Maintenance That Keeps It Working
Porous pavement requires different maintenance than traditional surfaces. The most important task is vacuum sweeping at least once a year to pull fine sediment out of the pores. If you notice water pooling on the surface instead of draining through, that’s a sign the pores are clogging and additional vacuuming is needed. High-pressure washing can also restore flow by dislodging particles stuck in the top layer. Small potholes and cracks can be patched with standard repair mixes as long as the damaged area is less than 10 percent of the total surface.
Avoid stockpiling sand, mulch, or soil on porous pavement, and keep landscaped areas from eroding onto the surface. These are the primary sources of the fine particles that cause clogging. Snow removal is fine with plows, though sand should not be used for traction. Regular salt application works, and some porous surfaces actually need less salt because water drains through instead of sitting on the surface and refreezing.
Performance in Cold Climates
Freeze-thaw cycles are a legitimate concern, since water trapped inside pavement expands when it freezes and can crack the material. Traditional concrete handles this with air-entraining additives that create tiny bubbles to absorb expansion pressure. Recent research into high-strength permeable concrete found that newer formulations resist freeze-thaw damage well, even without added air entrainment. The small microcracks that develop during freeze-thaw cycling don’t meaningfully affect the pavement’s long-term durability. Porous pavement also has a built-in advantage in winter: because water drains through rather than sitting on the surface, there’s less water available to freeze into ice in the first place.

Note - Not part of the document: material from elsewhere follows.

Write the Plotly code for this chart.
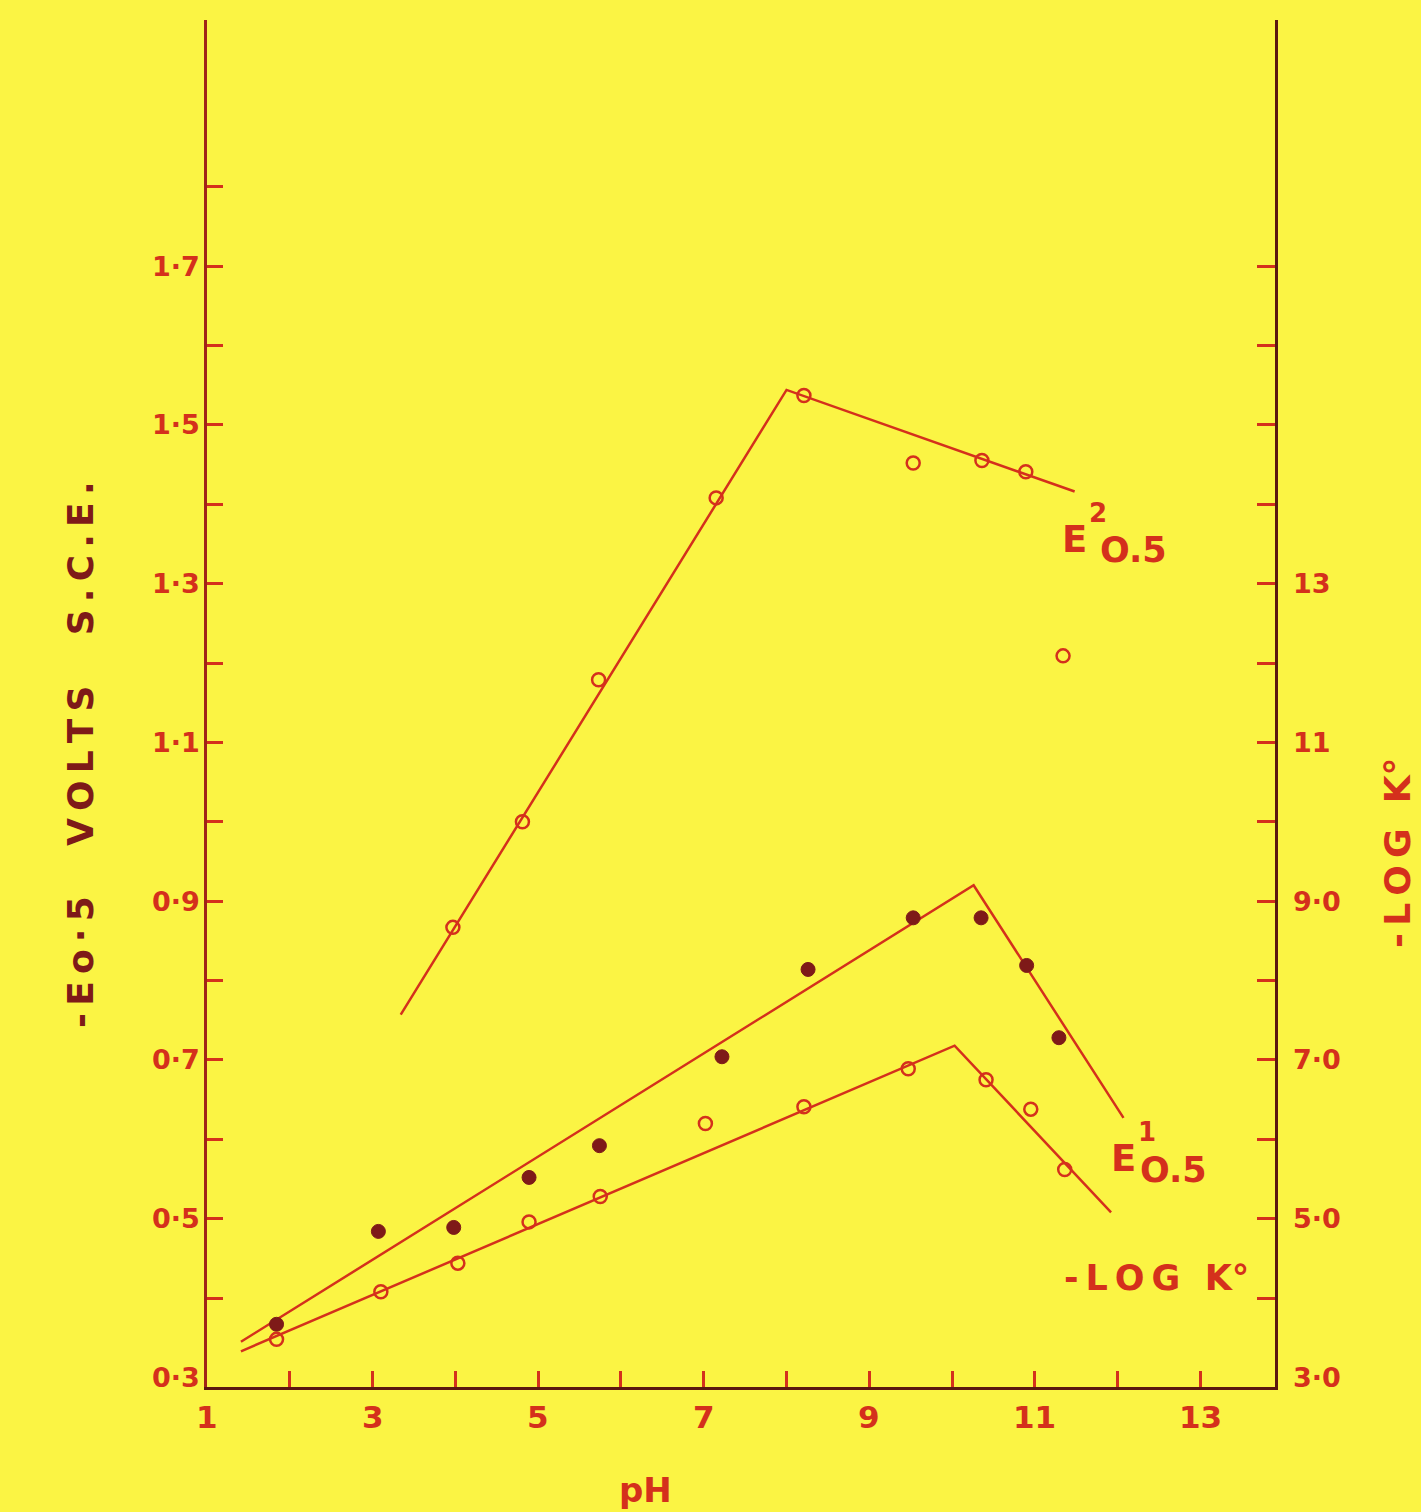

Where It’s Most Commonly Used
Parking lots are the most popular application, especially for commercial properties that need to meet stormwater regulations. Many municipalities now require new developments to manage a certain volume of rainwater on-site, and porous pavement is one of the simplest ways to meet those requirements without dedicating land to retention ponds. Residential driveways, patios, and walkways are growing in popularity too, particularly in areas with strict impervious surface limits. Some cities use porous pavement on low-traffic residential streets and alleys, though high-speed roads remain off-limits for most current products.